Thiol‐Amine‐Based Solution Processing of Cu(2)S Thin Films for Photoelectrochemical Water Splitting

Cu(2)S is a promising solar energy conversion material owing to its good optical properties, elemental earth abundance, and low cost. However, simple and cheap methods to prepare phase‐pure and photo‐active Cu(2)S thin films are lacking. This study concerns the development of a cost‐effective and high‐throughput method that consists of dissolving high‐purity commercial Cu(2)S powder in a thiol‐amine solvent mixture followed by spin coating and low‐temperature annealing to obtain phase‐pure crystalline low chalcocite Cu(2)S thin films.
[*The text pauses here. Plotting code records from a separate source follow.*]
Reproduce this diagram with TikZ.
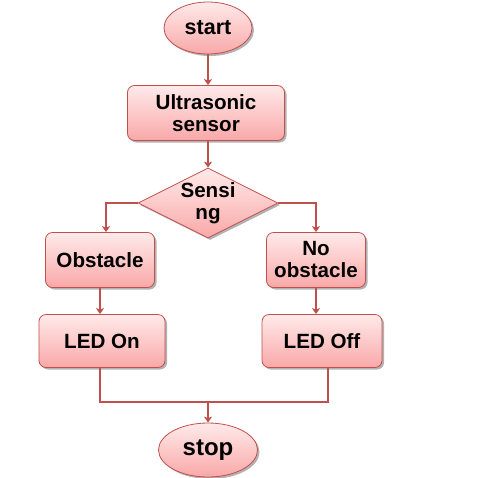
\documentclass[tikz,border=0pt]{standalone}
\usepackage{fontspec}
\setmainfont{Liberation Sans}
\usetikzlibrary{shapes.geometric,shadows,arrows.meta}
\definecolor{flowedge}{RGB}{192,80,77}
\definecolor{flowtop}{RGB}{255,234,234}
\definecolor{flowbot}{RGB}{249,168,168}
\tikzset{
  flowbase/.style={draw=flowedge, line width=0.8pt, top color=flowtop, bottom color=flowbot,
    font=\fontsize{20.6}{22}\selectfont\bfseries, align=center, inner sep=0pt,
    drop shadow={shadow xshift=2pt, shadow yshift=-2pt, opacity=0.3, fill=black}},
  terminal/.style={flowbase, ellipse},
  process/.style={flowbase, rectangle, rounded corners=7pt},
  decision/.style={flowbase, diamond, aspect=2},
  joinline/.style={draw=flowedge, line width=1.6pt},
  flowarrow/.style={joinline, -{Stealth[length=6pt,width=8pt,inset=1.5pt]}}
}
\begin{document}
\begin{tikzpicture}[x=1pt,y=-1pt]
        \useasboundingbox (0,0) rectangle (502,477);
        \node[terminal, minimum width=88pt, minimum height=52pt, font=\fontsize{21.5}{22}\selectfont\bfseries] (start) at (208,28) {start};
        \node[process, minimum width=157pt, minimum height=55pt] (sensor) at (206,113) {Ultrasonic\\sensor};
        \node[decision, minimum width=140pt, minimum height=70pt] (sensing) at (208,203) {Sensi\\ng};
        \node[process, minimum width=109pt, minimum height=55pt] (obst) at (100,260) {Obstacle};
        \node[process, minimum width=99pt, minimum height=55pt] (noobst) at (316,260) {No\\obstacle};
        \node[process, minimum width=126pt, minimum height=53pt] (ledon) at (102,341) {LED On};
        \node[process, minimum width=120pt, minimum height=53pt] (ledoff) at (322,341) {LED Off};
        \node[terminal, minimum width=99pt, minimum height=54pt, font=\fontsize{24}{24}\selectfont\bfseries] (stop) at (208,450) {stop};
        \coordinate (join) at (208,402);
        \draw[flowarrow] (start.south) -- (start.south |- sensor.north);
        \draw[flowarrow] (sensor.south -| sensing.north) -- (sensing.north);
        \draw[flowarrow] (sensing.west) -| ([xshift=6pt]obst.north);
        \draw[flowarrow] (sensing.east) -| (noobst.north);
        \draw[flowarrow] (obst.south) -- (obst.south |- ledon.north);
        \draw[flowarrow] (noobst.south) -- (noobst.south |- ledoff.north);
        \draw[joinline] ([xshift=-2pt]ledon.south) |- (join) -| ([xshift=6pt]ledoff.south);
        \draw[flowarrow] (join) -- (stop.north);
      \end{tikzpicture}
\end{document}
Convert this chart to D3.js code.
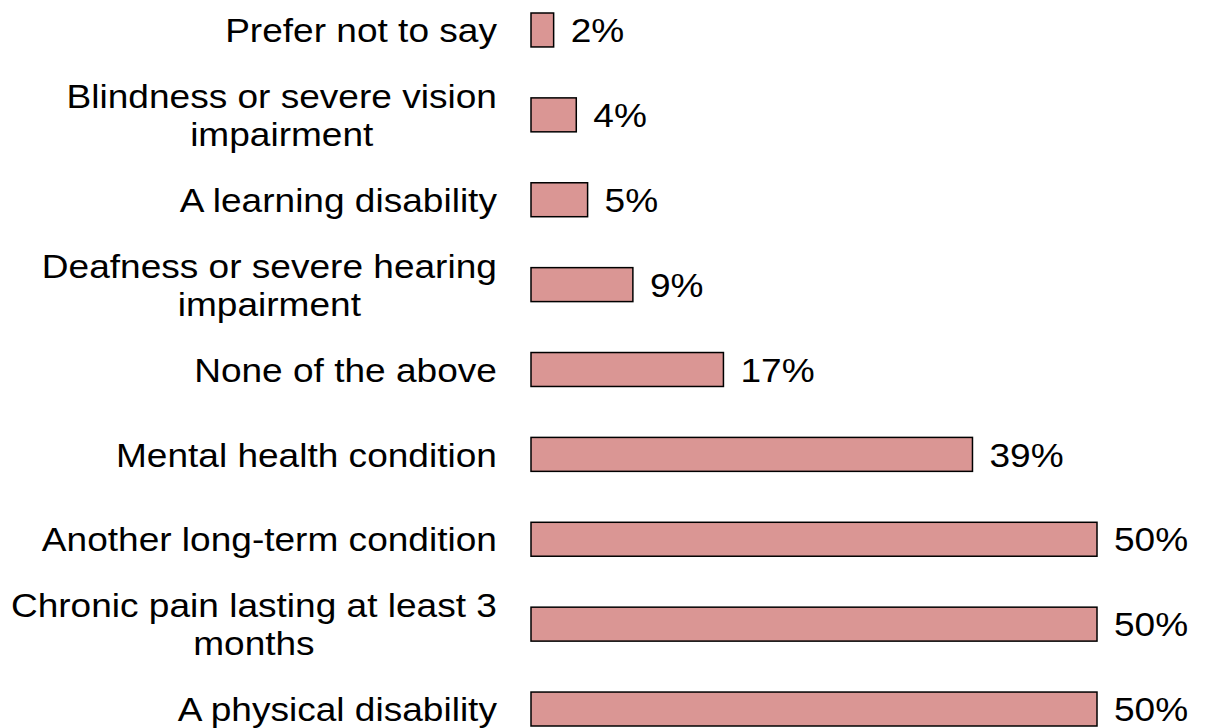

After coupling with a CdS buffer layer, a TiO(2) protective layer and a RuO( x ) hydrogen evolution catalyst, the champion Cu(2)S photocathode gives a photocurrent density of 2.5 mA cm(−2) at −0.3 V vs. reversible hydrogen electrode (V(RHE)), an onset potential of 0.42 V(RHE), and high stability over 12 h in pH 7 buffer solution under AM1.5 G simulated sunlight illumination (100 mW cm(−2)). This is the first thiol‐amine‐based ink deposition strategy to prepare phase‐pure Cu(2)S thin films achieving decent photoelectrochemical performance, which will facilitate its future scalable application for solar‐driven hydrogen fuel production.